I bought this hanging shelf at a tag sale a year and a half ago, for about eight dollars. I just knew it would look great on the wall above DH’s computer desk!
Then my recent furniture maneuvering in the back room/library (on graph paper) put his desk under a double window, freeing the shelf for use in my new craft room. Yay! I thought it was going over one end of my work table, until it dawned on me that coats could hang on those pegs! Suddenly I imagined it as part of our new entry way, hanging above our old parson’s bench, which we brought in from the garage.
The bench was originally stained this walnut color, (showing bench’s back)
but I knew I could mix paint that would match the green/blue spruce shelf. I’ve used acrylic craft paints for this type of project before.
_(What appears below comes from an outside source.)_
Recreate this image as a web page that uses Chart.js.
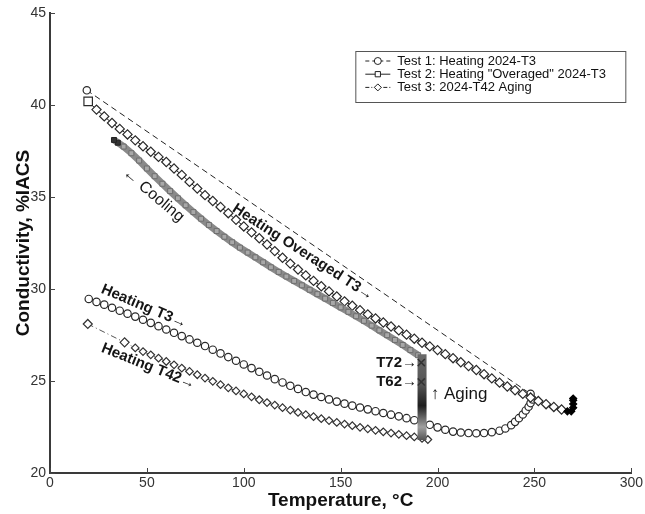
<!DOCTYPE html>
<html>
<head>
<meta charset="utf-8">
<script src="https://cdn.jsdelivr.net/npm/chart.js@4.4.1/dist/chart.umd.min.js"></script>
<style>
  html, body { margin: 0; padding: 0; background: #fff; }
  #wrap { width: 645px; height: 514px; }
</style>
</head>
<body>
<div id="wrap"><canvas id="chart" width="645" height="514"></canvas></div>
<script>
// Axis ticks
const xTicks = [0, 50, 100, 150, 200, 250, 300];
const yTicks = [20, 25, 30, 35, 40, 45];

// Test 1: heating 2024-T3 (circles), then cooling back along the dashed line
const test1HeatT = [20, 24, 28, 32, 36, 40, 44, 48, 52, 56, 60, 64, 68, 72, 76, 80, 84, 88, 92, 96,
  100, 104, 108, 112, 116, 120, 124, 128, 132, 136, 140, 144, 148, 152, 156, 160, 164, 168, 172, 176,
  180, 184, 188, 192, 196, 200, 204, 208, 212, 216, 220, 224, 228, 232, 235, 238, 240, 242, 244, 245.5,
  247, 248, 249];
const test1HeatC = [29.46, 29.3, 29.15, 28.98, 28.82, 28.66, 28.5, 28.33, 28.16, 27.98, 27.8, 27.62, 27.44, 27.26, 27.08, 26.9, 26.7, 26.5, 26.3, 26.1,
  25.9, 25.7, 25.5, 25.3, 25.1, 24.92, 24.74, 24.57, 24.4, 24.26, 24.13, 24.0, 23.88, 23.77, 23.66, 23.56, 23.46, 23.36, 23.26, 23.17,
  23.08, 22.98, 22.87, 22.75, 22.62, 22.48, 22.35, 22.25, 22.2, 22.17, 22.16, 22.17, 22.22, 22.3, 22.42, 22.6, 22.78, 22.98, 23.18, 23.4,
  23.6, 23.8, 24.0];
const test1CoolT = [248, 19];
const test1CoolC = [24.3, 40.8];

// Test 2: heating "overaged" 2024-T3
const test2T = [19.7, 24, 28, 32, 36, 40, 44, 48, 52, 56, 60, 64, 68, 72, 76, 80, 84, 88, 92, 96,
  100, 104, 108, 112, 116, 120, 124, 128, 132, 136, 140, 144, 148, 152, 156, 160, 164, 168, 172, 176,
  180, 184, 188, 192, 196, 200, 204, 208, 212, 216, 220, 224, 228, 232, 236, 240, 244, 248, 252, 256,
  260, 264, 267, 269, 270, 270, 270, 270];
const test2C = [40.2, 39.75, 39.38, 39.02, 38.7, 38.4, 38.08, 37.76, 37.46, 37.18, 36.9, 36.55, 36.2, 35.82, 35.46, 35.1, 34.78, 34.46, 34.12, 33.76,
  33.4, 33.08, 32.76, 32.42, 32.06, 31.7, 31.38, 31.06, 30.74, 30.44, 30.15, 29.87, 29.59, 29.33, 29.09, 28.85, 28.62, 28.4, 28.18, 27.96,
  27.75, 27.52, 27.3, 27.08, 26.88, 26.68, 26.46, 26.24, 26.02, 25.81, 25.6, 25.37, 25.14, 24.91, 24.7, 24.5, 24.3, 24.1, 23.91, 23.74,
  23.59, 23.45, 23.35, 23.35, 23.55, 23.75, 23.95, 24.05];

// Test 3: 2024-T42 heating, aging hold, cooling
const test3HeatT = [19.5, 38.5, 44, 48, 52, 56, 60, 64, 68, 72, 76, 80, 84, 88, 92, 96, 100, 104, 108, 112,
  116, 120, 124, 128, 132, 136, 140, 144, 148, 152, 156, 160, 164, 168, 172, 176, 180, 184, 188, 192, 195];
const test3HeatC = [28.1, 27.1, 26.8, 26.6, 26.42, 26.24, 26.06, 25.88, 25.7, 25.52, 25.34, 25.16, 24.98, 24.8, 24.63, 24.46, 24.3, 24.14, 23.98, 23.83,
  23.69, 23.55, 23.42, 23.29, 23.17, 23.06, 22.95, 22.85, 22.75, 22.66, 22.57, 22.48, 22.4, 22.32, 22.24, 22.17, 22.1, 22.03, 21.96, 21.88, 21.82];
const agingT = [192, 192, 192, 192, 192, 192, 192, 192];
const agingC = [21.8, 22.5, 23.2, 23.9, 24.6, 25.3, 26.0, 26.45];
const temperT = [191.6, 191.6];
const temperC = [26.0, 24.95];
const temperNames = ['T72', 'T62'];
const coolT = [190, 186, 182, 178, 174, 170, 166, 162, 158, 154, 150, 146, 142, 138, 134, 130, 126, 122, 118, 114,
  110, 106, 102, 98, 94, 90, 86, 82, 78, 74, 70, 66, 62, 58, 54, 50, 46, 42, 38, 35, 33];
const coolC = [26.4, 26.68, 26.96, 27.23, 27.49, 27.75, 28.01, 28.27, 28.52, 28.76, 29.0, 29.24, 29.48, 29.72, 29.96, 30.2, 30.44, 30.68, 30.93, 31.18,
  31.45, 31.72, 31.98, 32.25, 32.54, 32.84, 33.15, 33.48, 33.82, 34.18, 34.55, 34.93, 35.32, 35.72, 36.13, 36.55, 36.98, 37.38, 37.74, 37.95, 38.1];

const seriesNames = ['Test 1: Heating 2024-T3', 'Test 2: Heating "Overaged" 2024-T3', 'Test 3: 2024-T42 Aging'];

const pts = (xs, ys) => xs.map((x, i) => ({ x, y: ys[i] }));
const FONT = '"Liberation Sans", Arial, sans-serif';
Chart.defaults.font.family = FONT;

const test1Data = pts(test1HeatT, test1HeatC).concat(pts(test1CoolT, test1CoolC));
const blobStart = test2T.length - 6;

// annotation text drawn at data positions
function note(chart, txt, T, C, deg, font, align) {
  const { ctx, scales } = chart;
  ctx.save();
  ctx.translate(scales.x.getPixelForValue(T), scales.y.getPixelForValue(C));
  ctx.rotate(deg * Math.PI / 180);
  ctx.font = font;
  ctx.fillStyle = '#151515';
  ctx.textAlign = align || 'center';
  ctx.textBaseline = 'middle';
  ctx.fillText(txt, 0, 0);
  ctx.restore();
}

function marker(ctx, style, x, y, r) {
  ctx.beginPath();
  if (style === 'circle') ctx.arc(x, y, r, 0, Math.PI * 2);
  else if (style === 'rect') ctx.rect(x - r * 0.75, y - r * 0.75, r * 1.5, r * 1.5);
  else { ctx.moveTo(x, y - r); ctx.lineTo(x + r, y); ctx.lineTo(x, y + r); ctx.lineTo(x - r, y); ctx.closePath(); }
  ctx.fillStyle = '#fff';
  ctx.fill();
  ctx.setLineDash([]);
  ctx.stroke();
}

const overlay = {
  id: 'overlay',
  afterDraw(chart) {
    const { ctx, chartArea: a, scales } = chart;
    ctx.save();
    // inward tick marks
    ctx.strokeStyle = '#444';
    ctx.lineWidth = 1;
    xTicks.forEach((v) => {
      const px = Math.round(scales.x.getPixelForValue(v)) + 0.5;
      ctx.beginPath(); ctx.moveTo(px, a.bottom); ctx.lineTo(px, a.bottom - 5); ctx.stroke();
    });
    yTicks.forEach((v) => {
      const py = Math.round(scales.y.getPixelForValue(v)) + 0.5;
      ctx.beginPath(); ctx.moveTo(a.left, py); ctx.lineTo(a.left + 5, py); ctx.stroke();
    });

    // annotations
    const bold = 'bold 15px ' + FONT;
    note(chart, 'Heating Overaged T3\u2192', 130.5, 32.0, 33, bold);
    note(chart, '\u2190 Cooling', 53.4, 35.1, 40, '16px ' + FONT);
    note(chart, 'Heating T3\u2192', 48.5, 29.05, 23, bold);
    note(chart, 'Heating T42\u2192', 50.8, 25.8, 22, bold);
    temperNames.forEach((n, i) => note(chart, n + '\u2192', temperT[i] - 2.2, temperC[i], 0, bold, 'right'));
    note(chart, '\u2191 Aging', 196.5, 24.25, 0, '17px ' + FONT, 'left');

    // legend box
    const lx = a.right - 276, ly = a.top + 38, lw = 270, lh = 51;
    ctx.fillStyle = '#fff';
    ctx.fillRect(lx, ly, lw, lh);
    ctx.strokeStyle = '#555';
    ctx.strokeRect(lx + 0.5, ly + 0.5, lw, lh);
    const styles = [['circle', [4, 3]], ['rect', []], ['diamond', [4, 2, 1, 2]]];
    ctx.font = '13px ' + FONT;
    seriesNames.forEach((name, i) => {
      const ry = ly + 10 + i * 13.2;
      ctx.strokeStyle = '#222';
      ctx.lineWidth = 1;
      ctx.setLineDash(styles[i][1]);
      ctx.beginPath(); ctx.moveTo(lx + 10, ry); ctx.lineTo(lx + 35, ry); ctx.stroke();
      marker(ctx, styles[i][0], lx + 22.5, ry, 3.5);
      ctx.fillStyle = '#111';
      ctx.textAlign = 'left';
      ctx.textBaseline = 'middle';
      ctx.fillText(name, lx + 42, ry + 0.5);
    });
    ctx.restore();
  },
};

new Chart(document.getElementById('chart'), {
  type: 'scatter',
  data: {
    datasets: [
      {
        label: 'Test 3 aging',
        data: pts(agingT, agingC),
        showLine: true,
        borderWidth: 9,
        borderColor: (c) => {
          const { chart } = c;
          if (!chart.chartArea) return '#555';
          const y0 = chart.scales.y.getPixelForValue(agingC[agingC.length - 1]);
          const y1 = chart.scales.y.getPixelForValue(agingC[0]);
          const g = chart.ctx.createLinearGradient(0, y0, 0, y1);
          g.addColorStop(0, '#6a6a6a');
          g.addColorStop(0.35, '#555');
          g.addColorStop(0.6, '#1e1e1e');
          g.addColorStop(0.85, '#a0a0a0');
          g.addColorStop(1, '#555');
          return g;
        },
        pointRadius: 0,
        order: 1,
      },
      {
        label: 'Temper marks',
        data: pts(temperT, temperC),
        showLine: false,
        pointStyle: 'crossRot',
        pointRadius: 5,
        pointBorderColor: '#333',
        pointBorderWidth: 1.5,
        order: 0,
      },
      {
        label: 'Test 3 cooling',
        data: pts(coolT, coolC),
        showLine: true,
        borderColor: '#8a8a8a',
        borderWidth: 7,
        pointStyle: 'rect',
        pointRadius: 3.5,
        pointBorderWidth: 1,
        pointBorderColor: (c) => (coolT[c.dataIndex] < 37 ? '#222' : '#6e6e6e'),
        pointBackgroundColor: (c) => (coolT[c.dataIndex] < 37 ? '#333' : '#a8a8a8'),
        order: 2,
      },
      {
        label: seriesNames[2],
        data: pts(test3HeatT, test3HeatC),
        showLine: true,
        borderColor: '#555',
        borderWidth: 1,
        borderDash: [6, 3, 1, 3],
        pointStyle: 'rectRot',
        pointRadius: (c) => (c.dataIndex < 2 ? 4.5 : 3.8),
        pointBorderWidth: 1.2,
        pointBorderColor: '#333',
        pointBackgroundColor: '#fff',
        order: 3,
      },
      {
        label: seriesNames[1],
        data: pts(test2T, test2C),
        showLine: true,
        borderColor: '#222',
        borderWidth: 1,
        pointStyle: (c) => (c.dataIndex === 0 ? 'rect' : 'rectRot'),
        pointRadius: (c) => (c.dataIndex === 0 ? 6 : (c.dataIndex >= blobStart ? 3.5 : 4.6)),
        pointBorderWidth: 1.2,
        pointBorderColor: (c) => (c.dataIndex >= blobStart ? '#000' : '#2a2a2a'),
        pointBackgroundColor: (c) => (c.dataIndex >= blobStart ? '#000' : '#fff'),
        order: 4,
      },
      {
        label: seriesNames[0],
        data: test1Data,
        showLine: true,
        borderColor: '#222',
        borderWidth: 1,
        borderDash: [6, 4],
        pointStyle: 'circle',
        pointRadius: 3.7,
        pointBorderWidth: 1.2,
        pointBorderColor: '#2a2a2a',
        pointBackgroundColor: '#fff',
        order: 5,
      },
    ],
  },
  options: {
    responsive: false,
    animation: false,
    layout: {
      padding: { top: 13, right: 11, left: 0, bottom: 0 },
    },
    scales: {
      x: {
        type: 'linear',
        min: 0,
        max: 300,
        afterBuildTicks: (s) => { s.ticks = xTicks.map((v) => ({ value: v })); },
        afterFit: (s) => { s.height = 41; },
        grid: { display: false, drawTicks: false },
        border: { display: true, color: '#3a3a3a', width: 2 },
        ticks: { color: '#333', font: { size: 14 }, padding: 2, maxRotation: 0 },
        title: {
          display: true,
          text: 'Temperature, \u00b0C',
          color: '#111',
          font: { size: 19, weight: 'bold' },
          padding: { top: 0, bottom: 2 },
        },
      },
      y: {
        type: 'linear',
        min: 20,
        max: 45,
        afterBuildTicks: (s) => { s.ticks = yTicks.map((v) => ({ value: v })); },
        afterFit: (s) => { s.width = 50; },
        grid: { display: false, drawTicks: false },
        border: { display: true, color: '#3a3a3a', width: 2 },
        ticks: { color: '#333', font: { size: 14 }, padding: 4 },
        title: {
          display: true,
          text: 'Conductivity, %IACS',
          color: '#111',
          font: { size: 19, weight: 'bold' },
          padding: { top: 12, bottom: 0 },
        },
      },
    },
    plugins: {
      legend: { display: false },
      tooltip: { enabled: false },
    },
  },
  plugins: [overlay],
});
</script>
</body>
</html>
With a little patience and Emily’s help, I can usually match the color of just about anything and it costs much less than buying a can of custom-mixed paint.
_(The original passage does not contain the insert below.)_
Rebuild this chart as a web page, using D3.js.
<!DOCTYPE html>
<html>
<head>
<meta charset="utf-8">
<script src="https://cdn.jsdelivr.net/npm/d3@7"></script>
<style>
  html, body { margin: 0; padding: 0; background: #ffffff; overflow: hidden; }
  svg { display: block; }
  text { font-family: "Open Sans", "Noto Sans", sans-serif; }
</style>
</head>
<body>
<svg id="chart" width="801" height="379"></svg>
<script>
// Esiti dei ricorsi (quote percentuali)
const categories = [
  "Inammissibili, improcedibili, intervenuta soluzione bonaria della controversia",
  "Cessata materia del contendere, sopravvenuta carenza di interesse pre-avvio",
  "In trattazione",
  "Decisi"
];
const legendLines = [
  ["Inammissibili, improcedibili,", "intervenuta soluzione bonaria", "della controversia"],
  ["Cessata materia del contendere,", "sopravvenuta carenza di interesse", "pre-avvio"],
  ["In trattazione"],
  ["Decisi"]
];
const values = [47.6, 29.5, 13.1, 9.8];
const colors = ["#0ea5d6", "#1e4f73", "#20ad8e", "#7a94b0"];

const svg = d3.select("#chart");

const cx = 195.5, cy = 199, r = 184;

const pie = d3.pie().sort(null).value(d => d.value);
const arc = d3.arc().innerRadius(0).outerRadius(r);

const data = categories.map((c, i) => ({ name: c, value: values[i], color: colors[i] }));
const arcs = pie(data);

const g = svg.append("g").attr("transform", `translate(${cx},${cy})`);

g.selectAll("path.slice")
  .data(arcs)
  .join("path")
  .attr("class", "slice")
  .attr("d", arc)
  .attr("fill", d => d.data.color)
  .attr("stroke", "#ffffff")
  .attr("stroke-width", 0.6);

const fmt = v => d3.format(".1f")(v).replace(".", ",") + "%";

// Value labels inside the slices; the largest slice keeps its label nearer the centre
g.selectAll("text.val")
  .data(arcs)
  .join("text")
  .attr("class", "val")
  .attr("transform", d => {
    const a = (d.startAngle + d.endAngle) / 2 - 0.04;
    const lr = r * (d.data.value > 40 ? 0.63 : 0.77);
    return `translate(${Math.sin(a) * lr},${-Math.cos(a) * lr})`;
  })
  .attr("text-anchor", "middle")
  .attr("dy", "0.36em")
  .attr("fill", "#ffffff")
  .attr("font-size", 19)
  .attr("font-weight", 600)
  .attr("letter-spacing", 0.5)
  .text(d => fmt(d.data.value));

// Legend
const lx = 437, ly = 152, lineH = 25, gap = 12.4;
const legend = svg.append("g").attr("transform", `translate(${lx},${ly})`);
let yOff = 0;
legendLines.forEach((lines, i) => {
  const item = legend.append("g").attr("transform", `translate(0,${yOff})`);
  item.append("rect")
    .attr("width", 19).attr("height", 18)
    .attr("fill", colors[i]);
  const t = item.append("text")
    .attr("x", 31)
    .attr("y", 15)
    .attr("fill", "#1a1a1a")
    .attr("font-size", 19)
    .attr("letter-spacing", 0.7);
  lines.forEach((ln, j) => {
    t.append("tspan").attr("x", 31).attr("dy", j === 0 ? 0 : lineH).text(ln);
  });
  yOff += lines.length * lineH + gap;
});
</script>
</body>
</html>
I like using these little foam brushes to get smooth even coverage. They’re very inexpensive, (A.C.Moore sometimes sells a bag of fifteen for as little as a dollar!) so I don’t mind that they’re not long-lived.
I add a little water as I stir the colors together, which also makes it easier to get a smooth coat. I’d rather put on two thin coats and not try to cover completely with one thick coat. I always mix far more paint than I think I’ll need, because it’s very hard to get the same color twice.
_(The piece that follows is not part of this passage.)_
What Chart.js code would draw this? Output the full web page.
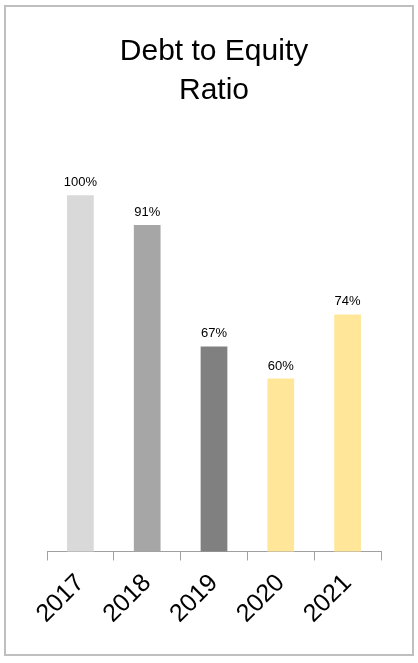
<!DOCTYPE html>
<html>
<head>
<meta charset="utf-8">
<script src="https://cdn.jsdelivr.net/npm/chart.js@4"></script>
<style>
  html, body { margin: 0; padding: 0; background: #fff; }
  .frame {
    position: absolute; left: 4px; top: 5px; width: 406px; height: 647px;
    border: 2px solid #bfbfbf;
  }
  .wrap { position: absolute; left: 0; top: 0; width: 418px; height: 663px; }
</style>
</head>
<body>
<div class="frame"></div>
<div class="wrap"><canvas id="chart"></canvas></div>
<script>
// years on the x axis
const years = ['2017', '2018', '2019', '2020', '2021'];
// bar heights (percent)
const ratios = [100, 93.5, 67, 60, 74];
// printed value labels above the bars
const valueLabels = ['100%', '91%', '67%', '60%', '74%'];
const barColors = ['#d9d9d9', '#a6a6a6', '#808080', '#ffe699', '#ffe699'];

const FONT = '"Liberation Sans", Arial, sans-serif';

// draws the value text above each bar
const barValueLabels = {
  id: 'barValueLabels',
  afterDatasetsDraw(chart) {
    const ctx = chart.ctx;
    const meta = chart.getDatasetMeta(0);
    ctx.save();
    ctx.font = '13px ' + FONT;
    ctx.fillStyle = '#000';
    ctx.textAlign = 'center';
    ctx.textBaseline = 'alphabetic';
    meta.data.forEach((bar, i) => {
      ctx.fillText(valueLabels[i], bar.x, bar.y - 9);
    });
    ctx.restore();
  }
};

new Chart(document.getElementById('chart'), {
  type: 'bar',
  data: {
    labels: years,
    datasets: [{
      data: ratios,
      backgroundColor: barColors,
      borderWidth: 0,
      categoryPercentage: 1,
      barPercentage: 0.4
    }]
  },
  options: {
    responsive: true,
    maintainAspectRatio: false,
    animation: false,
    layout: { padding: { left: 47, right: 37, top: 0, bottom: 26 } },
    plugins: {
      legend: { display: false },
      tooltip: { enabled: false },
      title: {
        display: true,
        text: ['Debt to Equity', 'Ratio'],
        color: '#000',
        font: { family: FONT, size: 30, weight: 'normal', lineHeight: 1.3 },
        padding: { top: 32, bottom: 48 }
      }
    },
    scales: {
      x: {
        border: { display: true, color: '#a0a0a0', width: 1 },
        grid: {
          display: true,
          drawOnChartArea: false,
          drawTicks: true,
          tickLength: 9,
          color: '#a0a0a0',
          offset: true
        },
        ticks: {
          color: '#000',
          font: { family: FONT, size: 25 },
          minRotation: 45,
          maxRotation: 45,
          padding: 8
        }
      },
      y: {
        display: false,
        min: 22.3,
        max: 108.1
      }
    }
  },
  plugins: [barValueLabels]
});
</script>
</body>
</html>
If you should realize you’re going to run out before you finish painting your project, figure out the best place to change paint batches. For example, if you paint the inside with your first paint mixture and the outside with your second, chances are no one will ever notice.
My first try was far too bright and my next was still too green, but eventually I made a close match. Obviously, the bench’s paint has a flat finish, compared to what’s on the shelf.
In a couple of days I’ll rub on a coat of butcher’s wax, which will give the bench a soft sheen and a much more durable finish. You can probably find this paste wax at your local hardware store. A small can of it will last through many, many projects. It’s also good for butcher’s blocks, (hence the name) wooden salad bowls, knife handles, etc.
I think this shade of green will look very good with my cherry bookcases, (drawer is from a cherry end table) and both colors look great with this upholstery fabric. I got a decent-sized piece of it at Sal’s last summer for just seven dollars.
It matches DH’s wing-back chair. (that’s its seat cushion on the left end) It will be in my room until the backroom has turned into a library.
I enjoy his big chair much more when my feet don’t dangle, so I’m going to re-cover this little foot stool to match.
Honestly, I probably should re-cover the stool with a green sheet, because the chair usually looks something like this…
Why? Because of that marauding little beast seen down on the left.
This vanity bench/sewing seat, another tag sale find, begs for re-covering as well.
Notice that all three pieces are “cherry” with Queen Anne style legs. How cool is that?!?